--- What this task involves ---
Exactly the lines from the one with "Reproduce this chart with Apache ECharts." through the one with "[0, 28], 'San", inclusive, are to be repeated, and the pictures are not.

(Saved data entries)
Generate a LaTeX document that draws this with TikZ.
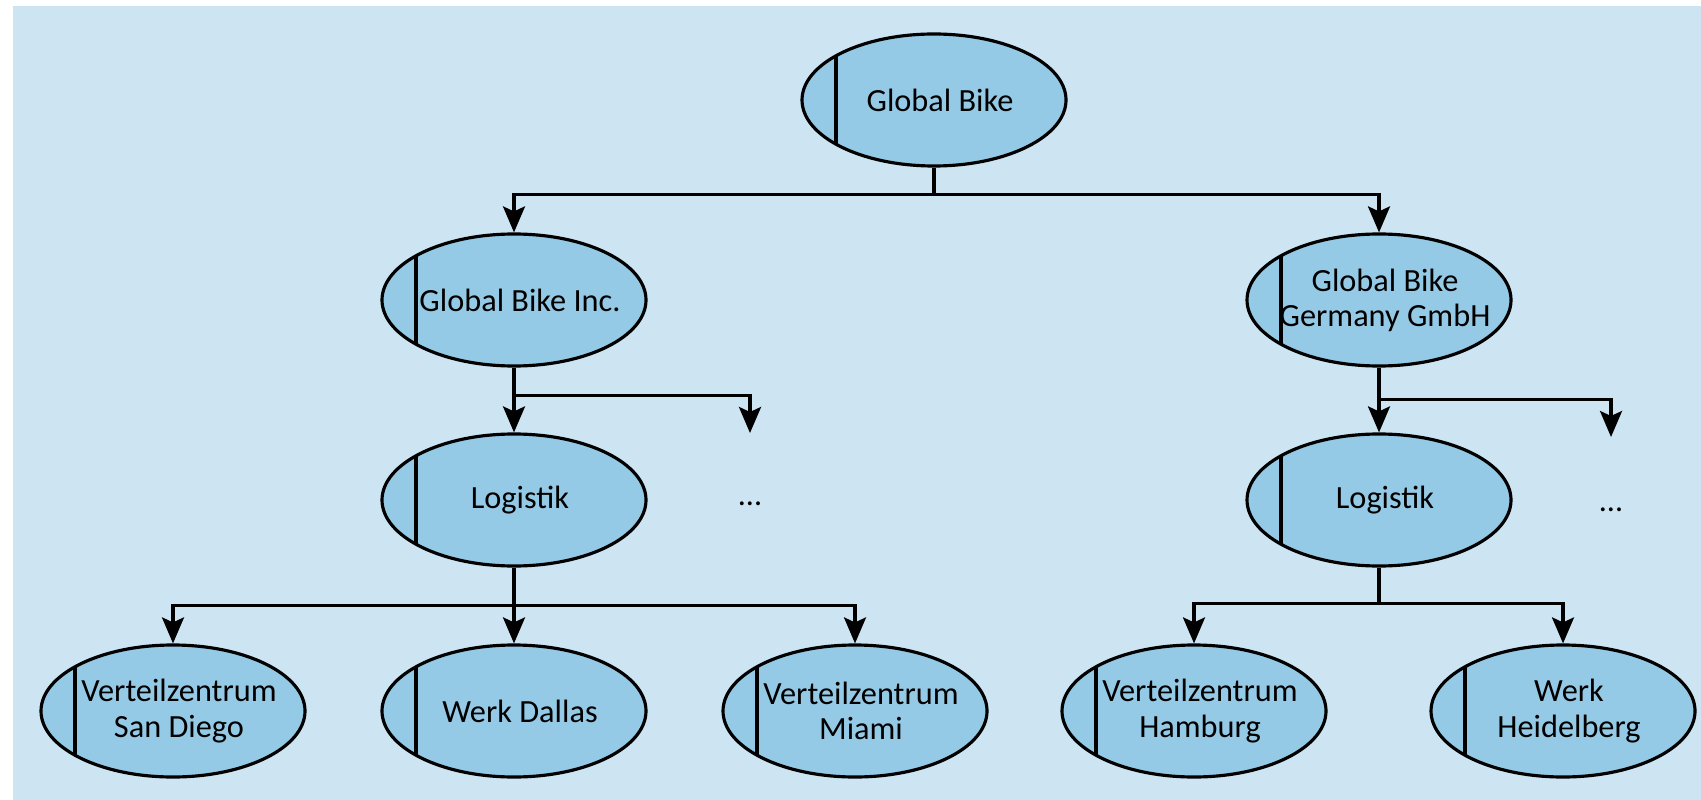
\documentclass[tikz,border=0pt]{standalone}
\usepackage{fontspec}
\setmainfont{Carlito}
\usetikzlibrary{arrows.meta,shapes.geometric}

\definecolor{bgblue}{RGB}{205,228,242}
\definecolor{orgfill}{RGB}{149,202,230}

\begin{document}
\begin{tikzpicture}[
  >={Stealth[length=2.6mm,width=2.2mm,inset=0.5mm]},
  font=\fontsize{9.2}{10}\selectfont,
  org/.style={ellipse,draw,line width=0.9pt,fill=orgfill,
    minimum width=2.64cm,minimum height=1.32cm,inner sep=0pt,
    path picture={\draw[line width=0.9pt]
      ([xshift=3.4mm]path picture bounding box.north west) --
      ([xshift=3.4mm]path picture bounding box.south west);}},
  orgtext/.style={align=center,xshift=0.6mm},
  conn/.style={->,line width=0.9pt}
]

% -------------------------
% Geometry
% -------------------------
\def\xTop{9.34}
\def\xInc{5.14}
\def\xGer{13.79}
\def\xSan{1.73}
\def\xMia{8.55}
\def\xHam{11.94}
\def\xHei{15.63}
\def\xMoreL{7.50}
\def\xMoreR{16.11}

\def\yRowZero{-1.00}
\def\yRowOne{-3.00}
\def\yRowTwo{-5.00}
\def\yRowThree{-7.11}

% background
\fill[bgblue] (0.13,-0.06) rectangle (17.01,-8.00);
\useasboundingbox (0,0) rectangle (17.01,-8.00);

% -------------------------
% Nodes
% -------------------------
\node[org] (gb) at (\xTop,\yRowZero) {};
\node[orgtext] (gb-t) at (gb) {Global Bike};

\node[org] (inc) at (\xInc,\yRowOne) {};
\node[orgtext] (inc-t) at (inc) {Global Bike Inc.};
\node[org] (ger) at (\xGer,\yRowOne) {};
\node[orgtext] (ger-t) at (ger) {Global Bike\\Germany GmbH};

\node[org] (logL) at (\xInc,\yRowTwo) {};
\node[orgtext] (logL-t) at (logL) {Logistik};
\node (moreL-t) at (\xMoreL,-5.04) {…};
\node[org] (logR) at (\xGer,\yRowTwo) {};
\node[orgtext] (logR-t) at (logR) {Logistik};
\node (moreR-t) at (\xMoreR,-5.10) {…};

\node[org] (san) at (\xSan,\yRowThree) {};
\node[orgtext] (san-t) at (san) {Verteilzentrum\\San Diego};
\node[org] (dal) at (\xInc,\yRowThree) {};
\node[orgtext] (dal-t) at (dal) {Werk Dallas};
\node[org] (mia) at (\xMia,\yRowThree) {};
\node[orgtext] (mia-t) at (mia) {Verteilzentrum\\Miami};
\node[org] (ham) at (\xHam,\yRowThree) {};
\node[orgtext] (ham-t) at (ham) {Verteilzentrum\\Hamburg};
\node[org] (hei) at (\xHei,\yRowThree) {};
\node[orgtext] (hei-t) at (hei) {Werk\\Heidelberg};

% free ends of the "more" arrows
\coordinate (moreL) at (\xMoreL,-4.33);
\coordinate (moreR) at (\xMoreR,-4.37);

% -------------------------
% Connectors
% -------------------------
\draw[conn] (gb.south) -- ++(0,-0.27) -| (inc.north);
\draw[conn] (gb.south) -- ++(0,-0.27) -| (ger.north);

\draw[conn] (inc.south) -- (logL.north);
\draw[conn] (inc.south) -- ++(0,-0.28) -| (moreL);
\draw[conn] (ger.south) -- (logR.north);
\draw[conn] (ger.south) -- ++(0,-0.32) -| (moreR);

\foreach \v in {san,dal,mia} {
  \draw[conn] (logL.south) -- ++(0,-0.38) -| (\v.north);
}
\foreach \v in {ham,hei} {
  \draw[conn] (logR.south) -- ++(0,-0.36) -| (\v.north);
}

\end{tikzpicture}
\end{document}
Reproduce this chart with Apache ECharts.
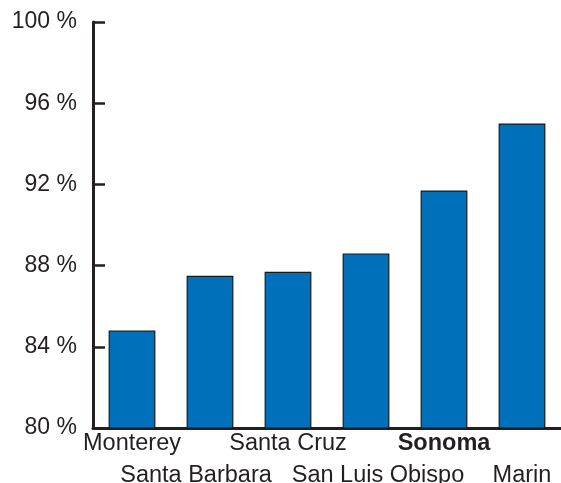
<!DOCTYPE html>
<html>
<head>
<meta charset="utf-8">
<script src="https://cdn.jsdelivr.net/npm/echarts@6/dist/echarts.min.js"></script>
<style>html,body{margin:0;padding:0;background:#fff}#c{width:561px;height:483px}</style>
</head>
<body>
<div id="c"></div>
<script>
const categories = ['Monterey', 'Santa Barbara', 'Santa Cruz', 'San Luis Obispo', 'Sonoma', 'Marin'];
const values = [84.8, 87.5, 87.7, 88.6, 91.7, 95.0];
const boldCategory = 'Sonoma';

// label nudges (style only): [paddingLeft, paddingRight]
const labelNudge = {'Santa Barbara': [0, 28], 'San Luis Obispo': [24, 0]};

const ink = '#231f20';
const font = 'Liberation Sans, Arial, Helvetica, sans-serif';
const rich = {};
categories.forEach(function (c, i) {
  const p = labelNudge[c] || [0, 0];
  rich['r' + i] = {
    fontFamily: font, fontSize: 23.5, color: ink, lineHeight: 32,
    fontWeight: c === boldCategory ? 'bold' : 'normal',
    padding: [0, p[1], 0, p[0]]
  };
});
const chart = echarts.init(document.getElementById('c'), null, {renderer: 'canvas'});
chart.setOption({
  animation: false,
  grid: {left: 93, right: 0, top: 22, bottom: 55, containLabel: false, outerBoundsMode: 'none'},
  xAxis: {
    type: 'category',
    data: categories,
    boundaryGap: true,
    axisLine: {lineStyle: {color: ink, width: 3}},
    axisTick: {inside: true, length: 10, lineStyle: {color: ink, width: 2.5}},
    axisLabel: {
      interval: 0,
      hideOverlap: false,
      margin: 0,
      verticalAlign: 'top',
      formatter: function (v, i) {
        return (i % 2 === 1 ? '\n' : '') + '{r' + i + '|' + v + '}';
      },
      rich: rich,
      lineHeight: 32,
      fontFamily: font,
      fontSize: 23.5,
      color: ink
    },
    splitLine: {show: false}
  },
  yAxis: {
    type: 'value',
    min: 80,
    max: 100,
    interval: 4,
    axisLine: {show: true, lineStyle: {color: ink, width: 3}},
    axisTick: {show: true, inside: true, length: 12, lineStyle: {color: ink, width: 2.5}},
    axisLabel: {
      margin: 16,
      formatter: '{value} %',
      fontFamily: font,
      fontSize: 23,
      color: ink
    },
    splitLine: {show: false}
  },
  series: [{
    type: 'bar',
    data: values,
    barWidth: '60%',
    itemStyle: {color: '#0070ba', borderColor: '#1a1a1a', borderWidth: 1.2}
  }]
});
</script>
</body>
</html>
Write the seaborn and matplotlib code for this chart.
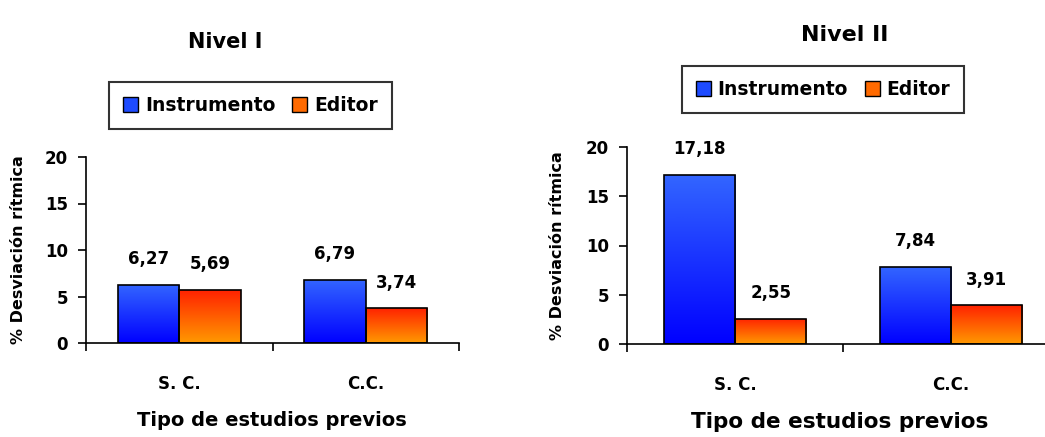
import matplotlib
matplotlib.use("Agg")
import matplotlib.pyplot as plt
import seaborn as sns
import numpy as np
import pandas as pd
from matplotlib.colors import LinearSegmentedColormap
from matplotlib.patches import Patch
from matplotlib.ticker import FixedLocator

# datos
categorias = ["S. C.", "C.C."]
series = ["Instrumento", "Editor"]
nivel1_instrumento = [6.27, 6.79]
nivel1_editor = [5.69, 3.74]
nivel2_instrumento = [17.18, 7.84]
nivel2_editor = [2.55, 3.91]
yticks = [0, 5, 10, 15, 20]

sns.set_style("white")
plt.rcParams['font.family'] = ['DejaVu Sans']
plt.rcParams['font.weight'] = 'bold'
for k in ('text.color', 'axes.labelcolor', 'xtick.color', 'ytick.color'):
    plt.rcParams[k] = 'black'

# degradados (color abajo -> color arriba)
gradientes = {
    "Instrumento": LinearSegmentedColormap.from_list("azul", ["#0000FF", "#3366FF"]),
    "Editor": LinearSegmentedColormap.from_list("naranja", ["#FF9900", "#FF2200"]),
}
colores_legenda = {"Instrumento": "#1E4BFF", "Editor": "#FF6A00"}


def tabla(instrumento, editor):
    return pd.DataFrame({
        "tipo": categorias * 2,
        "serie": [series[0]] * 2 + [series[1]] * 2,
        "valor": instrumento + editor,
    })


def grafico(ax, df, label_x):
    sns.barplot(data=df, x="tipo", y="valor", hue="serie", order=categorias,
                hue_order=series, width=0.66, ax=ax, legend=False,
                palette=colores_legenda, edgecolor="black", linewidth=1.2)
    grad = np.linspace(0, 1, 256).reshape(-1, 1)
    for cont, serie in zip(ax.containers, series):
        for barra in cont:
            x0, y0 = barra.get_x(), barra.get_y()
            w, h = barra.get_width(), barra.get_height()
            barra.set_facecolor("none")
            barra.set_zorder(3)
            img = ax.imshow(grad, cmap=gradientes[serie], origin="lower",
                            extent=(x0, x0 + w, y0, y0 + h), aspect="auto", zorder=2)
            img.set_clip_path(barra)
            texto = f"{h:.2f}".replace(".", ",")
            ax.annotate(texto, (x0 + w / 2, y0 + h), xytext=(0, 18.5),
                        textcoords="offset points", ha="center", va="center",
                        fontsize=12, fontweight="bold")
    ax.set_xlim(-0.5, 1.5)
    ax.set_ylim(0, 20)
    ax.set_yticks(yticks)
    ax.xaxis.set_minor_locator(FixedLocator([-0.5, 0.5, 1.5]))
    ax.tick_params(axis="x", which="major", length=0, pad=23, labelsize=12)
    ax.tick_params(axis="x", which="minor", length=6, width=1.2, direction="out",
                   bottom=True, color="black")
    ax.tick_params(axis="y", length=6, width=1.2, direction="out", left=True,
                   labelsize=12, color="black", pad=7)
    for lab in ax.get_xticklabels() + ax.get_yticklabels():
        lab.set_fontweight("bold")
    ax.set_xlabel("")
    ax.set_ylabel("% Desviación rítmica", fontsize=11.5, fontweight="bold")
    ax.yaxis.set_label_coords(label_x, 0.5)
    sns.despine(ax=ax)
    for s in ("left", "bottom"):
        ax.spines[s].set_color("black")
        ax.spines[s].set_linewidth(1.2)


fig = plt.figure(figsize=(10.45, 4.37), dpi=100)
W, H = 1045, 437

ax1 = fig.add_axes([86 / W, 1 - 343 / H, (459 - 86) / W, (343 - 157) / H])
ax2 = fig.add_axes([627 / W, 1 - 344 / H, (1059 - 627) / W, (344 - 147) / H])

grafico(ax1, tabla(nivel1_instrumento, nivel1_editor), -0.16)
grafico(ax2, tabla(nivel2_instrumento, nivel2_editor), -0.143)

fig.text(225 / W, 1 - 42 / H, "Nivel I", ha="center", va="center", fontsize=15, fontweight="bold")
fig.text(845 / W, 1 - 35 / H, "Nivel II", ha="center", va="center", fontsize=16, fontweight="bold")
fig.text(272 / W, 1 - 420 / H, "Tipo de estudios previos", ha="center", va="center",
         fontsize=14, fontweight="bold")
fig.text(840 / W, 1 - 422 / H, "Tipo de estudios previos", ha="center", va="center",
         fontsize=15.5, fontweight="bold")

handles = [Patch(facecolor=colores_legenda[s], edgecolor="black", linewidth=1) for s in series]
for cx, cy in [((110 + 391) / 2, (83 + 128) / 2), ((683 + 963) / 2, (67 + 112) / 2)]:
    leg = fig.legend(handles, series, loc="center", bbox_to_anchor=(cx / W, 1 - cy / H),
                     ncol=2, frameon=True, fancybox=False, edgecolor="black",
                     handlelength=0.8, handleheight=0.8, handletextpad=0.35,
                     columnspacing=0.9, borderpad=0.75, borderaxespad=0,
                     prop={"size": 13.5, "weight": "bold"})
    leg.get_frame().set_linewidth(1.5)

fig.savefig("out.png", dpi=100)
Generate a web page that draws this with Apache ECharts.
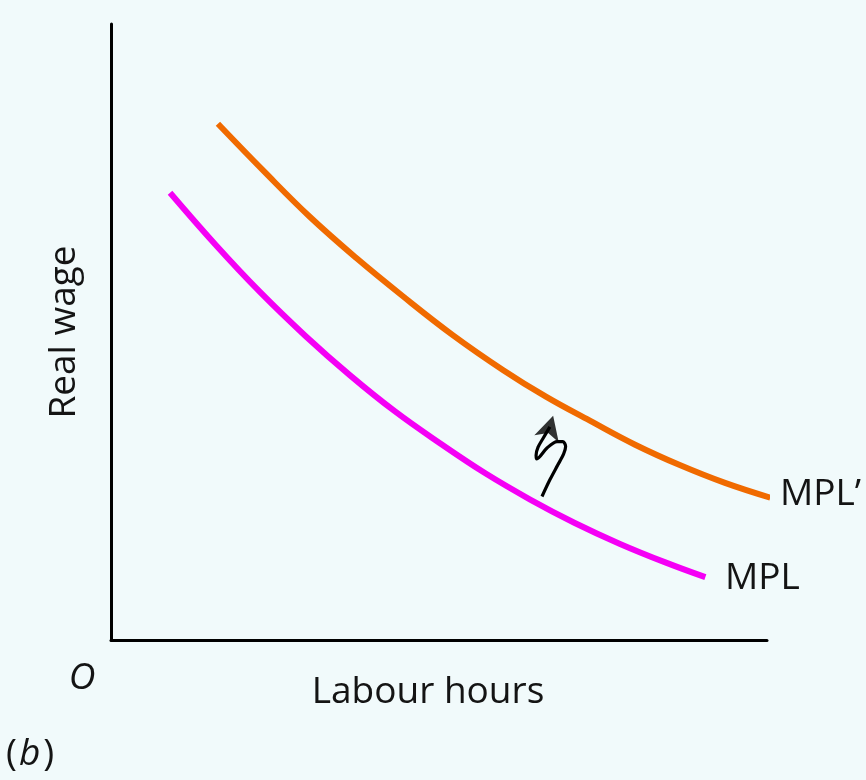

--- Solution to this exercise ---
Reproduce this chart with Apache ECharts.
<!DOCTYPE html>
<html>
<head>
<meta charset="utf-8">
<script src="https://cdn.jsdelivr.net/npm/echarts@6/dist/echarts.min.js"></script>
<style>html,body{margin:0;padding:0;background:#fff}#c{width:561px;height:483px}</style>
</head>
<body>
<div id="c"></div>
<script>
const categories = ['Monterey', 'Santa Barbara', 'Santa Cruz', 'San Luis Obispo', 'Sonoma', 'Marin'];
const values = [84.8, 87.5, 87.7, 88.6, 91.7, 95.0];
const boldCategory = 'Sonoma';

// label nudges (style only): [paddingLeft, paddingRight]
const labelNudge = {'Santa Barbara': [0, 28], 'San Luis Obispo': [24, 0]};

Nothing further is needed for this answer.